§ INSTRUCTIONS FOR THE TASK: Print the material below exactly as it stands, please, from its first line to the line holding "(0,0) rectangle (662,704);", with no pictures.

------------------------------------------------

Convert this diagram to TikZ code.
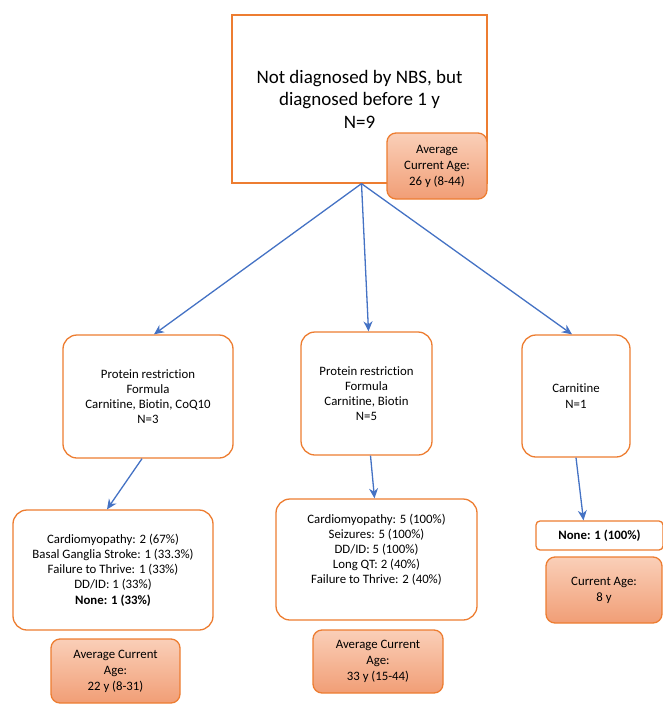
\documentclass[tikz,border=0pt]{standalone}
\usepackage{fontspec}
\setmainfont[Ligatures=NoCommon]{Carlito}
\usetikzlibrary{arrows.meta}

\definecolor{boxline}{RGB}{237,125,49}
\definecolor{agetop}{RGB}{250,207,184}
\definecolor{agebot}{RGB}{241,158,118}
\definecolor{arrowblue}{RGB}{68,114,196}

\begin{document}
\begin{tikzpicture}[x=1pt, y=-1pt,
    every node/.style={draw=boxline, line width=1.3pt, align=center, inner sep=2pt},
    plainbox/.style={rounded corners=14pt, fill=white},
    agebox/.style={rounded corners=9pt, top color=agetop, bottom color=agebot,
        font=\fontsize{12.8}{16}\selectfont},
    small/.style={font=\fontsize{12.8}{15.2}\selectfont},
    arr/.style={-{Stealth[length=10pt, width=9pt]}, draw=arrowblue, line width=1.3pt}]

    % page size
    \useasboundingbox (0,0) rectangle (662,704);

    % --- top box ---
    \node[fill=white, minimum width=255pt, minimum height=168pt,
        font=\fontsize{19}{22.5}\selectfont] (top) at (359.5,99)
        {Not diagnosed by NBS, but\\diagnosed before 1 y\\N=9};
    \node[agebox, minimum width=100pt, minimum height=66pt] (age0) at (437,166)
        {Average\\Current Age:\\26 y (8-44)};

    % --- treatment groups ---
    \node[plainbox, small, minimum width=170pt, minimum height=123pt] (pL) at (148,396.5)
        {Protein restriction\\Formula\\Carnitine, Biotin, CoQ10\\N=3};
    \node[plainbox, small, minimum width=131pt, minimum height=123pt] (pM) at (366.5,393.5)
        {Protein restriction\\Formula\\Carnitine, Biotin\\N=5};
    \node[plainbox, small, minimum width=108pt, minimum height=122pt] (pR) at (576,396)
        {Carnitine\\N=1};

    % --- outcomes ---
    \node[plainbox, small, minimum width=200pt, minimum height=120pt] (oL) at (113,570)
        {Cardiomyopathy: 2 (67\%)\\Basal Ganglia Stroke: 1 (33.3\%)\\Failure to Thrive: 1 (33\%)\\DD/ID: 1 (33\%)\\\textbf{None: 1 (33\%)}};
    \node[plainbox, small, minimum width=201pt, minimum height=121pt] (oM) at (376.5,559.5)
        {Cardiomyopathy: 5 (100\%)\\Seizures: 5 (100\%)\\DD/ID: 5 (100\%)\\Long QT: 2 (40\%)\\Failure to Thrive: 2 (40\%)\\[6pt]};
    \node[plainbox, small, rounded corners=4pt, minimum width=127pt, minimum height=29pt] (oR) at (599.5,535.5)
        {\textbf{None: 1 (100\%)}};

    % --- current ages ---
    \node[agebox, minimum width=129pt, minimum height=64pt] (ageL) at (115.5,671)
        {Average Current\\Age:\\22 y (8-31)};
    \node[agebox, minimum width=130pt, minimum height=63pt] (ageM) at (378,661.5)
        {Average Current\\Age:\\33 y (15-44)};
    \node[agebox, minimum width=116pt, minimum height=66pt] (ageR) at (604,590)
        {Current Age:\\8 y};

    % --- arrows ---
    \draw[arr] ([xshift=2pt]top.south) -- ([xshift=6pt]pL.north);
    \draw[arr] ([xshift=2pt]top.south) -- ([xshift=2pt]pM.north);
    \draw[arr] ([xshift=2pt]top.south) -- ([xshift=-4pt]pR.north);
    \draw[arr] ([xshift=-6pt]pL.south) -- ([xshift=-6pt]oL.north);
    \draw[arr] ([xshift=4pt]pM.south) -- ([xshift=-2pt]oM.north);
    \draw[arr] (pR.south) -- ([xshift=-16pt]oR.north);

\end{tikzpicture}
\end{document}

------------------------------------------------

§ CORRECT OUTPUT:
Convert this diagram to TikZ code.
\documentclass[tikz,border=0pt]{standalone}
\usepackage{fontspec}
\setmainfont[Ligatures=NoCommon]{Carlito}
\usetikzlibrary{arrows.meta}

\definecolor{boxline}{RGB}{237,125,49}
\definecolor{agetop}{RGB}{250,207,184}
\definecolor{agebot}{RGB}{241,158,118}
\definecolor{arrowblue}{RGB}{68,114,196}

\begin{document}
\begin{tikzpicture}[x=1pt, y=-1pt,
    every node/.style={draw=boxline, line width=1.3pt, align=center, inner sep=2pt},
    plainbox/.style={rounded corners=14pt, fill=white},
    agebox/.style={rounded corners=9pt, top color=agetop, bottom color=agebot,
        font=\fontsize{12.8}{16}\selectfont},
    small/.style={font=\fontsize{12.8}{15.2}\selectfont},
    arr/.style={-{Stealth[length=10pt, width=9pt]}, draw=arrowblue, line width=1.3pt}]

    % page size
    \useasboundingbox (0,0) rectangle (662,704);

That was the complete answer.